TRADIZIONI
Se lo tiri, si allunga e diventa dorato: qual è il dolce dell'Immacolata "ru ziu ru zuccaru"
Su una lastra in marmo versava il liquido ambrato riscaldato in un pentolone e, dopo essersi specchiato nel suo riflesso, con una spatola ne spingeva le estremità
"Zuccaro" dolce siracusano (Foto di Michele Buonuomo responsabile di Siracusa nel Mondo)
Un dolce a base di miele e zucchero, ante anni ‘50, tipico della festa dell'Immacolata l’8 dicembre e immancabile anche il 13 dicembre, durante la celebrazione della Santa patrona, Lucia.
I luoghi dove "tentare" con lo zuccaro erano strategici e scelti accuratamente: la Chiesa dell'Immacolata e quella di San Filippo a Ortigia e la Basilica di Santa Lucia al Sepolcro, nell'omonimo quartiere.
Dopo la messa, infatti, i cristiani andavano a caccia del suo piccolo stand, riconoscibile da un gancio simile a quello delle macellerie. A questo punto, avvolti da una nube di caldarroste o mandorle tostate si assisteva, quasi sotto incantesimo, alla lavorazione a caldo di questo dolce per cui il tempismo e le basse temperature erano tutto sia per la riuscita, che per la tipica consistenza solida.
Poi, c’era il momento della lavorazione a mano, quasi fosse una pasta lievitata.
Allunga e tira, tira e allunga i lembi ed ecco che dall'ambra il colore prendeva le sfumature dell’oro. Le mani di amianto, dunque, lasciavano il posto al gancio, presidio per quella miscela sempre più consistente. A mo' di elastico appeso, iniziavano i giri su se stesso e il mastro, quasi fosse davanti a una fatica del mitico Ercole, non si dava mai per vinto.
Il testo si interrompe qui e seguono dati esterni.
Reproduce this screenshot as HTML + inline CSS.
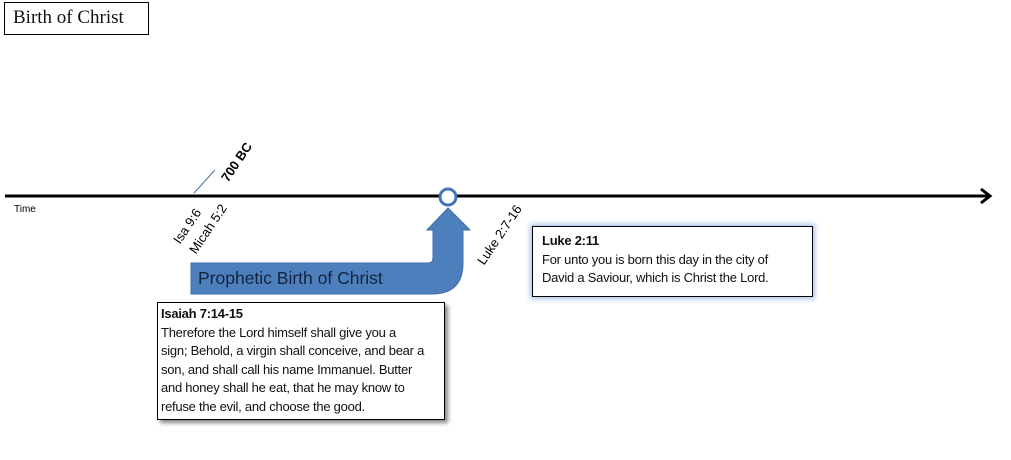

C’erano solo lui, il gancio e quel composto elastico di zucchero e miele da girare, intrecciare e modellare. E se proprio le forze non lo accompagnavano, arrivava un altro mastro fidato che conosceva i punti deboli di quel "nemico" zuccheroso. Il giro completo avveniva, mentre gli astanti osservavano con ammirazione cotanta forza e goduria.
Un round uno contro uno incitato da un "Tira ca allonga" di alcuni patiti tra folla.
Il profumo, nel frattempo, inebriava i sensi e l'acquolina si palesava sulle labbra di grandi e piccoli fino a quando, dopo tanta resistenza, ecco la vittoria: una colonna di avorio luminoso. L'esclamazione "Wow", troppo semplicistica per tale magnificenza, lasciava spazio a "E cchi è oru?!" e poco dopo a un invito all'azione: "Tagghiamu!".
Tornato al bancone in marmo, il mastro separava dal composto delle piccole porzioni che, arrotolate, diventavano una treccia da gustare muniti di salivazione abbondante.
Un pezzo di quel dolce, la cui bontà era tale da delegare pure l’acquisto ad amici e parenti, che oggi non si trova facilmente, se non più. Ma checchè se ne dicesse, specie sulle norme igieniche, valeva sempre l'attesa.
E una volta gustato, di esso rimaneva solo una velina trasparente e appiccicosa, memore di quell’essere favoloso e la leggendaria fatica che si aspettava con ansia ogni anno.